Englouti par la jungle

Le cas de disparition qui a fait couler le plus d’encre est celui de Bruno Manser. L’écologiste bâlois avait passé six ans – de 1984 à 1990 – auprès du peuple des Penans, au Sarawak, une enclave malaise de Bornéo.

Impliqué avec les indigènes dans une bataille non violente pour la défense des forêts tropicales, Bruno Manser était devenu un personnage encombrant aux yeux des autorités malaises et de l’industrie du bois.

L’écologiste a donné une dernière fois signe de vie en mai 2000. Depuis, plus aucune nouvelle.
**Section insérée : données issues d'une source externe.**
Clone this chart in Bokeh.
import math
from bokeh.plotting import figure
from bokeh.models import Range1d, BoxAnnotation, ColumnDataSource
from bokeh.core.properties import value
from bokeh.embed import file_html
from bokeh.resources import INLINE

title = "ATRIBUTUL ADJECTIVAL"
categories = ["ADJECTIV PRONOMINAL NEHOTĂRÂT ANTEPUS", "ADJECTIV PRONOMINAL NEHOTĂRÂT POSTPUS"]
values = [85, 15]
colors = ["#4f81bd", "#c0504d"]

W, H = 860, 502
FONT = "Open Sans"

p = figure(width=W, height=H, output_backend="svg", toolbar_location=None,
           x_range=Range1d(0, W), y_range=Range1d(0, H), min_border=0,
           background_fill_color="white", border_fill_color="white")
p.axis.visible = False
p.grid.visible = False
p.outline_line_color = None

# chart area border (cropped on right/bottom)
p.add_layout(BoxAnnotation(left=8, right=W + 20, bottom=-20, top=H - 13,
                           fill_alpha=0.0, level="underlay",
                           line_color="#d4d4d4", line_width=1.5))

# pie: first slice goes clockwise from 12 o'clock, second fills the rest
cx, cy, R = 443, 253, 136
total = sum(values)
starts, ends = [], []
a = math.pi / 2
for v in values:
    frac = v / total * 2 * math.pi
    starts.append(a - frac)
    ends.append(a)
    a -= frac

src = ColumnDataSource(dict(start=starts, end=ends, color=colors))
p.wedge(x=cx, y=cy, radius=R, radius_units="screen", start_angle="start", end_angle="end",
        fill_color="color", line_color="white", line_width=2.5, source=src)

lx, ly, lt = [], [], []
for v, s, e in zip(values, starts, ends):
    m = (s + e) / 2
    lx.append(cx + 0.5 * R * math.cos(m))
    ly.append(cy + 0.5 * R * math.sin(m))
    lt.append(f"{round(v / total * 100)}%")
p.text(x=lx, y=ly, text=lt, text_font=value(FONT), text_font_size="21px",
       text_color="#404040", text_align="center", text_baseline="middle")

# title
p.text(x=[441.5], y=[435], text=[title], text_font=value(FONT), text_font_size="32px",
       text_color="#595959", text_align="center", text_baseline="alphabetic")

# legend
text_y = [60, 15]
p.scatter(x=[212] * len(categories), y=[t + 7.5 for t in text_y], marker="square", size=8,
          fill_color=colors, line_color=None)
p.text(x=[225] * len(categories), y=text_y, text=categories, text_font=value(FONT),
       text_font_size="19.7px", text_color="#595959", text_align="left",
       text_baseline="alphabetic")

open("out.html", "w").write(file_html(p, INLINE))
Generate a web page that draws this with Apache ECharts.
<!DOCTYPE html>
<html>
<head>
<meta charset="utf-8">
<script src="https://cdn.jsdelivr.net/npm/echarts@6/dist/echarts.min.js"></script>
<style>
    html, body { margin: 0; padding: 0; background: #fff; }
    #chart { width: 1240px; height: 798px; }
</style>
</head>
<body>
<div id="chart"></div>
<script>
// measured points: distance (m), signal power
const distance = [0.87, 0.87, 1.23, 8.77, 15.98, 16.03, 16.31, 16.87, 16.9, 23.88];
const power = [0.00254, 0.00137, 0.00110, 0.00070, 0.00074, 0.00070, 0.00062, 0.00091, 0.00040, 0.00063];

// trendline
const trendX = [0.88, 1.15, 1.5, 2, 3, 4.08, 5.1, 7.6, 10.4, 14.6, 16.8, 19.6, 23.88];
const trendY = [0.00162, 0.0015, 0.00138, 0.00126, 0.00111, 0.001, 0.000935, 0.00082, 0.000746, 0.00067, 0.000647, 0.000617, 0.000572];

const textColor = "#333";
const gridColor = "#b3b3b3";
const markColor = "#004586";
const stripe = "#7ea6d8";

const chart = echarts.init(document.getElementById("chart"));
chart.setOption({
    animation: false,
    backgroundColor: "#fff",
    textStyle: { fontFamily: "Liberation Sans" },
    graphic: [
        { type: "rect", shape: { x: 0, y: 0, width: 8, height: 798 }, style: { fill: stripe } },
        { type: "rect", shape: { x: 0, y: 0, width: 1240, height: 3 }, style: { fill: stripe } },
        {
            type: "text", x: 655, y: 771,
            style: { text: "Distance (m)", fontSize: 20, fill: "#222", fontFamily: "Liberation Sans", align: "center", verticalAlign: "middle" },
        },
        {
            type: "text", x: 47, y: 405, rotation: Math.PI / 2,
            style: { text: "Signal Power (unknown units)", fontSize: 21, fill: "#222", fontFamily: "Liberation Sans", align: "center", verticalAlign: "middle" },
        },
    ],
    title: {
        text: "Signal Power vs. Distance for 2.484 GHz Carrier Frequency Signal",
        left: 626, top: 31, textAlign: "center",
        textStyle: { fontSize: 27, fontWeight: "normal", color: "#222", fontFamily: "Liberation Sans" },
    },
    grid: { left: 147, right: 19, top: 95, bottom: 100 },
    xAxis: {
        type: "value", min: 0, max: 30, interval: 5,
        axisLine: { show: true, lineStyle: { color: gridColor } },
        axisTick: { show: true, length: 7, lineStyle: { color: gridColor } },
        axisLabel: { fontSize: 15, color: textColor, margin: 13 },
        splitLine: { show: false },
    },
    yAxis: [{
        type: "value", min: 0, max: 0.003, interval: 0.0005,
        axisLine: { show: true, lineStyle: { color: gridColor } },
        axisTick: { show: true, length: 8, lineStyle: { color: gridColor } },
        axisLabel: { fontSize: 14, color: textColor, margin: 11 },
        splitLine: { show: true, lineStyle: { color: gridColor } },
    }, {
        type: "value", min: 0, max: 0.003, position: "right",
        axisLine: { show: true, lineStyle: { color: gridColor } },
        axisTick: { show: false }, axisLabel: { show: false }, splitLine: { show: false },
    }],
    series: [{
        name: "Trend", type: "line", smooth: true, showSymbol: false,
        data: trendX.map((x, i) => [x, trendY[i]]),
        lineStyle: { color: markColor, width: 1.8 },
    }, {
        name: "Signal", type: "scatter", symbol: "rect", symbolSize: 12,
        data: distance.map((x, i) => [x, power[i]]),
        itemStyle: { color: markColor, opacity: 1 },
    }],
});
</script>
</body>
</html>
Les deux expéditions de recherche organisées par son frère n’ont pas permis de faire la lumière sur sa disparition.

swissinfo, Luigi Jorio
(traduction: Olivier Pauchard)

En 2003, 62 Suisses ont été signalés disparus à l’étranger.
Il y en a déjà 15 pour les sept premiers mois de 2004.
Les hommes disparaissent plus souvent que les femmes.

– Environ 90% des disparus refont surface dans l’espace de quelques jours ou d’une semaine.

– Parmi eux figurent surtout de jeunes fugueurs, des adultes infidèles et des touristes qui n’ont pas donné de leurs nouvelles.

– 10% des disparus ne sont jamais retrouvés.